» Data section
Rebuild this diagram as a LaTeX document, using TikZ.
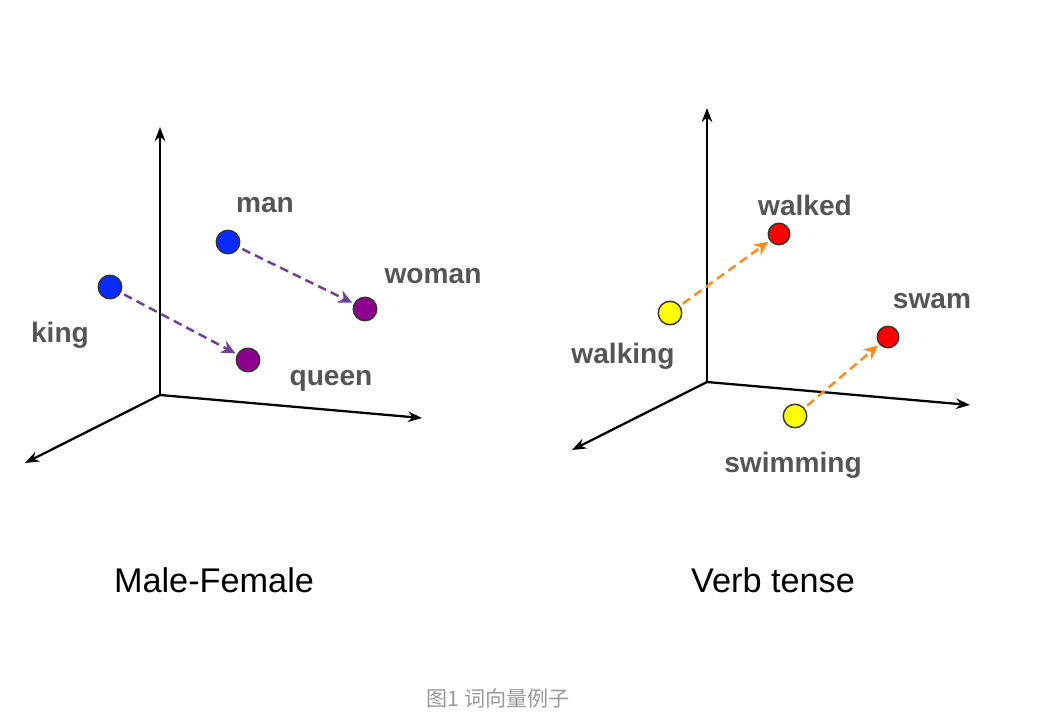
\documentclass[tikz,border=0pt]{standalone}
\usepackage{fontspec}
\setmainfont{Liberation Sans}
\newfontfamily\cjk{Noto Sans CJK SC}
\usetikzlibrary{arrows.meta}
\definecolor{wordgray}{HTML}{555555}
\definecolor{dotblue}{HTML}{0A2BFF}
\definecolor{dotpurple}{HTML}{8E008E}
\definecolor{vecpurple}{HTML}{6E3F96}
\definecolor{vecorange}{HTML}{FF8A1E}
\definecolor{dotred}{HTML}{FF0000}
\definecolor{dotyellow}{HTML}{FFFF00}

\begin{document}
\begin{tikzpicture}[
  x=0.02cm, y=-0.02cm,
  axis/.style={line width=1.3pt, -{Stealth[length=8pt, width=6pt]}},
  dot/.style={circle, draw=black!80, line width=0.8pt, inner sep=0pt, minimum size=0.47cm},
  word/.style={text=wordgray, font=\fontsize{16}{18}\selectfont\bfseries},
  title/.style={text=black, font=\fontsize{19.5}{22}\selectfont},
  vec/.style={line width=1.4pt, dash pattern=on 5pt off 3pt, -{Stealth[length=8pt, width=7.5pt]}, shorten >=1pt, shorten <=2pt}]
\useasboundingbox (0,0) rectangle (1048,716);

% male-female axes
\coordinate (o1) at (160,395);
\coordinate (z1) at (160,127);
\coordinate (x1) at (422,418);
\coordinate (y1) at (25,463);
\draw[axis] (o1) -- (z1);
\draw[axis] (o1) -- (x1);
\draw[axis] (o1) -- (y1);

\node[dot, fill=dotblue] (man) at (228,242) {};
\node[dot, fill=dotblue] (king) at (110,287) {};
\node[dot, fill=dotpurple] (queen) at (248,360) {};
\node[dot, fill=dotpurple] (woman) at (365,309) {};
\node[word] (manlbl) at (265,205) {man};
\node[word] (womanlbl) at (433,276) {woman};
\node[word] (kinglbl) at (60,335) {king};
\node[word] (queenlbl) at (331,381) {queen};
\draw[vec, vecpurple] (man) -- (woman);
\draw[vec, vecpurple] (king) -- (queen);

% verb tense axes
\coordinate (o2) at (707,382);
\coordinate (z2) at (707,108);
\coordinate (x2) at (970,405);
\coordinate (y2) at (572,450);
\draw[axis] (o2) -- (z2);
\draw[axis] (o2) -- (x2);
\draw[axis] (o2) -- (y2);

\node[dot, fill=dotred, minimum size=0.43cm] (walked) at (779,234) {};
\node[dot, fill=dotyellow] (walking) at (670,313) {};
\node[dot, fill=dotred, minimum size=0.43cm] (swam) at (888,337) {};
\node[dot, fill=dotyellow] (swimming) at (795,416) {};
\node[word] (walkedlbl) at (805,205) {walked};
\node[word] (walkinglbl) at (623,356) {walking};
\node[word] (swamlbl) at (932,301) {swam};
\node[word] (swimminglbl) at (793,465) {swimming};
\draw[vec, vecorange] (walking) -- (walked);
\draw[vec, vecorange] (swimming) -- (swam);

% titles
\node[title] (mf) at (214,580) {Male-Female};
\node[title] (vt) at (773,580) {Verb tense};
\node[text=black!40, font=\cjk\fontsize{12}{14}\selectfont] (cap) at (498,698) {图1 词向量例子};
\end{tikzpicture}
\end{document}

» Exercise instructions
Quote the data above in full and without alteration; skip the pictures.

» Finished exercise
Rebuild this diagram as a LaTeX document, using TikZ.
\documentclass[tikz,border=0pt]{standalone}
\usepackage{fontspec}
\setmainfont{Liberation Sans}
\newfontfamily\cjk{Noto Sans CJK SC}
\usetikzlibrary{arrows.meta}
\definecolor{wordgray}{HTML}{555555}
\definecolor{dotblue}{HTML}{0A2BFF}
\definecolor{dotpurple}{HTML}{8E008E}
\definecolor{vecpurple}{HTML}{6E3F96}
\definecolor{vecorange}{HTML}{FF8A1E}
\definecolor{dotred}{HTML}{FF0000}
\definecolor{dotyellow}{HTML}{FFFF00}

\begin{document}
\begin{tikzpicture}[
  x=0.02cm, y=-0.02cm,
  axis/.style={line width=1.3pt, -{Stealth[length=8pt, width=6pt]}},
  dot/.style={circle, draw=black!80, line width=0.8pt, inner sep=0pt, minimum size=0.47cm},
  word/.style={text=wordgray, font=\fontsize{16}{18}\selectfont\bfseries},
  title/.style={text=black, font=\fontsize{19.5}{22}\selectfont},
  vec/.style={line width=1.4pt, dash pattern=on 5pt off 3pt, -{Stealth[length=8pt, width=7.5pt]}, shorten >=1pt, shorten <=2pt}]
\useasboundingbox (0,0) rectangle (1048,716);

% male-female axes
\coordinate (o1) at (160,395);
\coordinate (z1) at (160,127);
\coordinate (x1) at (422,418);
\coordinate (y1) at (25,463);
\draw[axis] (o1) -- (z1);
\draw[axis] (o1) -- (x1);
\draw[axis] (o1) -- (y1);

\node[dot, fill=dotblue] (man) at (228,242) {};
\node[dot, fill=dotblue] (king) at (110,287) {};
\node[dot, fill=dotpurple] (queen) at (248,360) {};
\node[dot, fill=dotpurple] (woman) at (365,309) {};
\node[word] (manlbl) at (265,205) {man};
\node[word] (womanlbl) at (433,276) {woman};
\node[word] (kinglbl) at (60,335) {king};
\node[word] (queenlbl) at (331,381) {queen};
\draw[vec, vecpurple] (man) -- (woman);
\draw[vec, vecpurple] (king) -- (queen);

% verb tense axes
\coordinate (o2) at (707,382);
\coordinate (z2) at (707,108);
\coordinate (x2) at (970,405);
\coordinate (y2) at (572,450);
\draw[axis] (o2) -- (z2);
\draw[axis] (o2) -- (x2);
\draw[axis] (o2) -- (y2);

\node[dot, fill=dotred, minimum size=0.43cm] (walked) at (779,234) {};
\node[dot, fill=dotyellow] (walking) at (670,313) {};
\node[dot, fill=dotred, minimum size=0.43cm] (swam) at (888,337) {};
\node[dot, fill=dotyellow] (swimming) at (795,416) {};
\node[word] (walkedlbl) at (805,205) {walked};
\node[word] (walkinglbl) at (623,356) {walking};
\node[word] (swamlbl) at (932,301) {swam};
\node[word] (swimminglbl) at (793,465) {swimming};
\draw[vec, vecorange] (walking) -- (walked);
\draw[vec, vecorange] (swimming) -- (swam);

% titles
\node[title] (mf) at (214,580) {Male-Female};
\node[title] (vt) at (773,580) {Verb tense};
\node[text=black!40, font=\cjk\fontsize{12}{14}\selectfont] (cap) at (498,698) {图1 词向量例子};
\end{tikzpicture}
\end{document}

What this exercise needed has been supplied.